Provide your family with opportunities to help and serve others. Partner with a charity, a church or other organization where you can utilize your gifts to serve others. Start by encouraging your children to find someone they can help or a local place to serve a few times a year. They will learn by example. The goal is to give them “grateful eyes” so they become mindful of the needs of others rather than having to be told.  You don’t have to go around the world to do Mission Work – there are plenty of opportunities in your own backyard!

Give your children responsibility. We are always more grateful for things when we have to do them ourselves. The same applies to children. Give them responsibilities, and hold them accountable. They will realize the effort and energy required to accomplish them, and become more grateful for the people who do things for them.

Limit what you give them. The more they have the less they will appreciate it. When milk goes bad, we call it spoiled. What happens when kids are overindulged? Enough said!

Encourage sharing and taking care of what you have.

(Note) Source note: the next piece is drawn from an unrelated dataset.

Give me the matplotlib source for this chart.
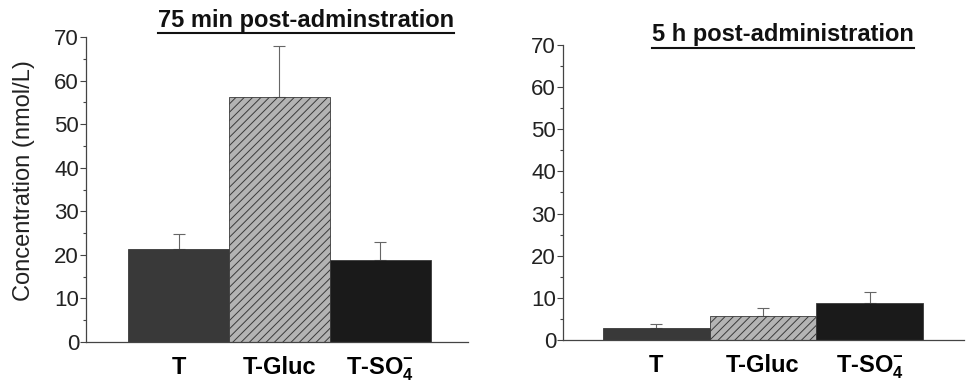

Selfishness is natural but sharing is a learned behavior. Sharing can be a lot of fun!

Appeal to their spirit and not their behaviors. Help them to be sensitive to right versus wrong and heighten their sense of awareness.

A life without gratitude and connections will lead to self-centeredness, self- focus and disconnectedness. It’s not a pretty picture. So, nurture their young hearts, model what you preach, and be who and what you say you are.  Because children believe what they see.  You have the biggest influence in their lives and you can push them to go beyond their natural boundaries!

Every day is a gift and the only appropriate response is gratefulness. We are all meant to shine and each one of us has the potential to carry God’s Glory!

“Once you begin to acknowledge random acts of kindness, both the ones you have received and the ones you have given, you can no longer believe that what you do does not matter.”  Dawna Markova

Click here to see more articles on MeaningfulWomen.com by Tracie Nolde.

Tracie Nolde lives in Atlanta, GA with her husband, Jeff, and their three children, Camden, Chase and Kennedy.

2 Comments

  1. Tracie–I love this article and think the sentiment is spot on. Sometimes we push manners and the ‘thank you’ often without examining what is behind this action–having a heart that is pure, kind and generous in spirit.

  2. Thanks for this article. The idea of limiting what you give your kids is so key. We can’t cave in to every whim they have, then expect that they’ll have gratitude all the time.